That sounds all well and good when you are young. Very comforting. But here’s the deal. Now that I am an adult, and have this perspective that we become free and inherit heaven when we become actualized and realize we are Gods ourselves, I actually prefer to think of those single footsteps as mine alone. It gives me greater comfort to know that I alone brought me through the tough times. That I was made of tough stuff, that I was resilient and relied on myself to survive. That when all is lost, when I am lost, when God seems to have left me, I have me. Me alone. And that is so much more empowering than thinking God was carrying me. Sure, as Christians believe, God may have given me the gifts and confidence to know how to walk on my own two feet and sustain and survive when all seems lost, but at that hour, God lets Go and trusts and believes in me.

It’s not a one way street. It’s not all about me believing in and trusting and having faith in God. The reverse is true too. We are so strong when we know God trusts and believes in us. Think about how it feels when your parents finally let you stay home alone or take the car by yourself or go off to college or move away, half a world away from them. Knowing they trust you enough to let you go is a huge confidence builder. At that time, they confer adulthood on us, they anoint us as our own kings. God anoints us and then steps away. Into the shadows. What is that line from the bible when God says “Where you are going I cannot come..” The Bible prophesies our graduation from “God”. God has told us exactly what is going to happen. We will graduate from what we have always thought about God. Our conception of him as crafted by religion falls away. We assume his mantle, we take the reins. And we are standing firm and tall and proud and powerful and actualized. And God is proud. He rests....for once, he rests.

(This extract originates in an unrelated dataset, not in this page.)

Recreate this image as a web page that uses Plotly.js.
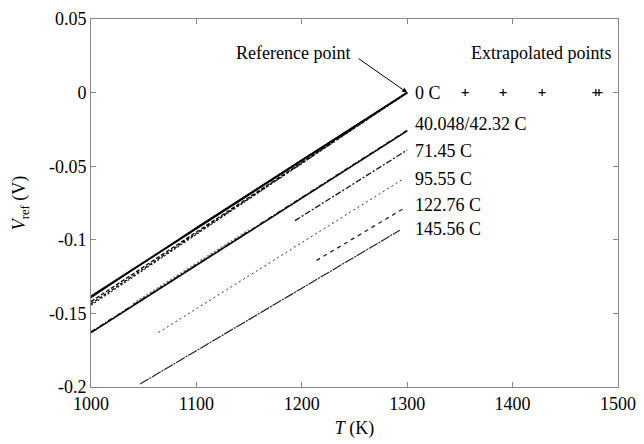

God has given me the strength and skills and love to carry myself. If he is a worthy God, truly our Father, he does not want us to perpetually depend on him for everything. He does not want to carry us on his back all the time. He would want to nurture and strengthen and teach and feed us so that we can eventually take care of ourselves. “Teaching us to fish.” It’s what any parent wants. The best parents inspire us to be the best we can be on our own. Yall, we are ready. We can take care of ourselves and each other.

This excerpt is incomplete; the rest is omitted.